Initial disk layout was:
[...System...] [...Disk C:\ (Windows)...] [...D:\ (HP_RECOVERY)...] [...E:\ (HP_TOOLS)...]
End result:
[...System...] [...Disk C:\ (Windows)...<shrinked>] [...D:\ (HP_RECOVERY)...] [Extended partition[...E:\ (HP_TOOLS)...]
First we need to allocate free space.
- In Windows open disk management (Right click on 'My Computer' -> Manage -> Disk Management)
- Shrink disk C:\ (Windows) by the size you want to allocate for linux plus a little extra
For the next steps you will need a linux LiveCD with GParted and fixparts. Ubuntu will do fine.
Boot to linux and start GParted.
- Move recovery partition (disk D:\) to front and apply changes
For the next part I assume your hard drive/SSD is /dev/sda. Open a terminal and run 'sudo fixparts /dev/sda'. Fixparts can convert primary partition to logical.
- Type 'p' (print) to see if partition table is read correctly. You should see 4 preinstalled partitions.
- Type 'l' (set partition as logical), then number 4 (HP_TOOLS partition)
- Type 'w' to write changes to the partition table
Fixparts essentially wraps the target partition in extended partition and change it's type to logical.

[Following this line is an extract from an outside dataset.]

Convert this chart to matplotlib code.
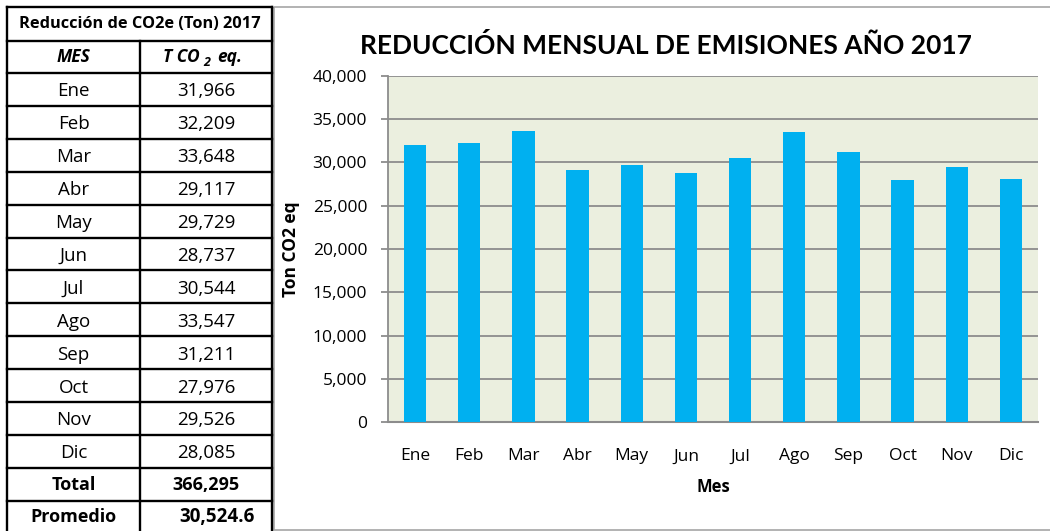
import matplotlib
matplotlib.use("Agg")
import matplotlib.pyplot as plt
from matplotlib.patches import Rectangle
from matplotlib.ticker import FuncFormatter

months = ["Ene", "Feb", "Mar", "Abr", "May", "Jun", "Jul", "Ago", "Sep", "Oct", "Nov", "Dic"]
values = [31966, 32209, 33648, 29117, 29729, 28737, 30544, 33547, 31211, 27976, 29526, 28085]
yticks = [0, 5000, 10000, 15000, 20000, 25000, 30000, 35000, 40000]

title = "REDUCCIÓN MENSUAL DE EMISIONES AÑO 2017"
table_title = "Reducción de CO2e (Ton) 2017"

BODY = ['Open Sans', 'DejaVu Sans']
plt.rcParams['font.family'] = BODY

W, H = 1050, 531
fig = plt.figure(figsize=(W / 100, H / 100), dpi=100)

# overlay axes in pixel coordinates
ov = fig.add_axes([0, 0, 1, 1])
ov.set_xlim(0, W)
ov.set_ylim(H, 0)
ov.axis('off')

# chart frame
ov.add_patch(Rectangle((274, 7), W - 274 + 5, 523, fill=False, edgecolor='#A6A6A6', lw=1.2))

# table
x0, xm, x1 = 7, 140, 272
row_edges = [7, 41, 73]
for i in range(14):
    row_edges.append(73 + 32.9 * (i + 1))
lw = 1.7
ov.plot([x0, x0], [7, H + 2], color='black', lw=lw)
ov.plot([x1, x1], [7, H + 2], color='black', lw=lw)
ov.plot([xm, xm], [41, H + 2], color='black', lw=lw)
for y in row_edges:
    ov.plot([x0, x1], [y, y], color='black', lw=lw)

ov.text((x0 + x1) / 2, 24, table_title, ha='center', va='center', fontsize=11.8, fontweight='bold')
ov.text((x0 + xm) / 2, 57, "MES", ha='center', va='center', fontsize=12.5, fontweight='bold', style='italic')
ov.text(200, 57, "T CO", ha='right', va='center', fontsize=12.5, fontweight='bold', style='italic')
ov.text(203, 63, "2", ha='left', va='center', fontsize=9, fontweight='bold', style='italic')
ov.text(217, 57, "eq.", ha='left', va='center', fontsize=12.5, fontweight='bold', style='italic')

for i, (m, v) in enumerate(zip(months, values)):
    yc = (row_edges[2 + i] + row_edges[3 + i]) / 2 + 2
    ov.text((x0 + xm) / 2, yc, m, ha='center', va='center', fontsize=13.5)
    ov.text((xm + x1) / 2, yc, f"{v:,}", ha='center', va='center', fontsize=13.5)

total = sum(values)
avg = total / len(values)
yc = (row_edges[14] + row_edges[15]) / 2 + 1
ov.text((x0 + xm) / 2, yc, "Total", ha='center', va='center', fontsize=13, fontweight='bold')
ov.text((xm + x1) / 2, yc, f"{total:,}", ha='center', va='center', fontsize=13, fontweight='bold')
yc = row_edges[15] + 16
ov.text((x0 + xm) / 2, yc, "Promedio", ha='center', va='center', fontsize=13, fontweight='bold')
ov.text((xm + x1) / 2 + 11, yc, f"{avg:,.1f}", ha='center', va='center', fontsize=13.5, fontweight='bold')

# chart
ax = fig.add_axes([388 / W, 1 - 422 / H, (1038 - 388) / W, (422 - 76) / H])
ax.set_facecolor('#EBEFDF')
x = list(range(len(months)))
ax.bar(x, values, width=0.41, color='#00B0F0', zorder=3)
ax.set_xlim(-0.5, len(months) - 0.5)
ax.set_ylim(0, 40000)
ax.set_yticks(yticks)
ax.yaxis.set_major_formatter(FuncFormatter(lambda v, p: f"{int(v):,}"))
ax.set_xticks(x)
ax.set_xticklabels(months)
ax.grid(axis='y', color='#8C8C8C', lw=1.3, zorder=1)
for s in ['top', 'right']:
    ax.spines[s].set_visible(False)
ax.spines['left'].set_color('#8C8C8C')
ax.spines['bottom'].set_color('#8C8C8C')
ax.spines['left'].set_linewidth(1.3)
ax.spines['bottom'].set_linewidth(1.5)
ax.tick_params(axis='y', length=5, color='#8C8C8C', width=1.3, labelsize=12.5, pad=10)
ax.tick_params(axis='x', length=0, labelsize=12.5, pad=19)
ax.set_xlabel("Mes", fontsize=12, fontweight='bold', labelpad=10)
ax.set_ylabel("Ton CO2 eq", fontsize=12.5, fontweight='bold', labelpad=9)

fig.text(666 / W, 1 - 45 / H, title, ha='center', va='center', fontsize=19,
         fontweight='bold', family=['Lato', 'DejaVu Sans'])

fig.savefig("out.png", dpi=100)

It requires unalocated space in front of partition, but that's what we have done in previous steps.
Return back to GParted
- Move/resize extended partition to occupy all remaing space
- Move HP_TOOLS partition to the front inside the extended partition
- Apply changes
Now you have unallocated space. You could continue allocating partitions for a new linux or you can do it later during installation process.
I was worried if moving partition would break HP Diagnostics (F2 during boot) and HP Recovery (F11), but it seems to be ok. Diagnostic tests worked fine. I didn't run actual recovery, but it's loading to recovery manager shell as usual and I assume it will also be ok.